→ **Input data**:
+++
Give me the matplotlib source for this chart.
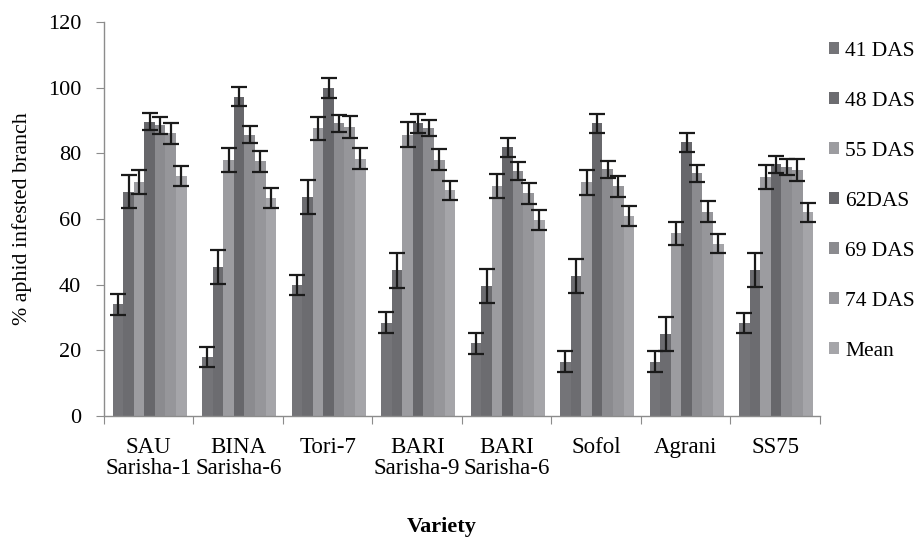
+++
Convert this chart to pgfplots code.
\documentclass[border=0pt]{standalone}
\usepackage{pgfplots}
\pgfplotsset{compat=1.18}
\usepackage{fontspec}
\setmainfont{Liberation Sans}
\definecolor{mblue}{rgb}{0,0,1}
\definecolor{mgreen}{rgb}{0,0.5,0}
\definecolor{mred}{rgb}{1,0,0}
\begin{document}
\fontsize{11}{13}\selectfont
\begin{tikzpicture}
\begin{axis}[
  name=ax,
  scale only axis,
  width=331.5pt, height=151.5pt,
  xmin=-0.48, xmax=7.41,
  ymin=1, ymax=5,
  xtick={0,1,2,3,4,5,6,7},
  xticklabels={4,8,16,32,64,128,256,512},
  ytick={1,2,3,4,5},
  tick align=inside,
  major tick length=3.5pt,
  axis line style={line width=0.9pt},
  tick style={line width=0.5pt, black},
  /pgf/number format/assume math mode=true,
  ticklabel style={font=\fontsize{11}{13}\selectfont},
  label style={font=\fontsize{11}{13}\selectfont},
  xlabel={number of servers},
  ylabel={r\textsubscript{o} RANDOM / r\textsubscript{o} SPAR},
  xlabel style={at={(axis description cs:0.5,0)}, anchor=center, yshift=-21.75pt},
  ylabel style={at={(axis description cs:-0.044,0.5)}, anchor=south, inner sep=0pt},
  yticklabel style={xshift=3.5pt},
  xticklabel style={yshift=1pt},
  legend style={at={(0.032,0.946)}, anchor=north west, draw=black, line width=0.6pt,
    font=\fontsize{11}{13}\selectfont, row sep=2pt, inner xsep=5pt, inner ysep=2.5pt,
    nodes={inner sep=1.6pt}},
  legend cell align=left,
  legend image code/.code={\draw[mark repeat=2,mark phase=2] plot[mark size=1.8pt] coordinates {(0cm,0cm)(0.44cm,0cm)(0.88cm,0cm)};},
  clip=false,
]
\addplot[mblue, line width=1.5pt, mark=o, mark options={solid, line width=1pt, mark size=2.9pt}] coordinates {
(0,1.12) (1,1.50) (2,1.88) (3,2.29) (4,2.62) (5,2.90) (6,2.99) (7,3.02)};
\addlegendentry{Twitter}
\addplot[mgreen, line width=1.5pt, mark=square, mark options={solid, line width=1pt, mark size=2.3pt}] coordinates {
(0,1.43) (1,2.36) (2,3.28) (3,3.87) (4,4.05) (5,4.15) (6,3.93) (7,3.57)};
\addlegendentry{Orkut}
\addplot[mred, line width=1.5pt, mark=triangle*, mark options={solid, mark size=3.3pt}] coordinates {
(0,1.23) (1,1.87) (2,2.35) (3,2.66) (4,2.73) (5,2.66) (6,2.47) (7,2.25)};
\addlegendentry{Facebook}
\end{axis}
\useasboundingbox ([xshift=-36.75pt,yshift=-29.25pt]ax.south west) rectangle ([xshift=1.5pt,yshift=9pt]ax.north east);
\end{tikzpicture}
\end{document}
+++
→ **Short problem**:
Report how many lines of the entries hold the word "this". Nothing else is needed.

→ **Written reply**:
2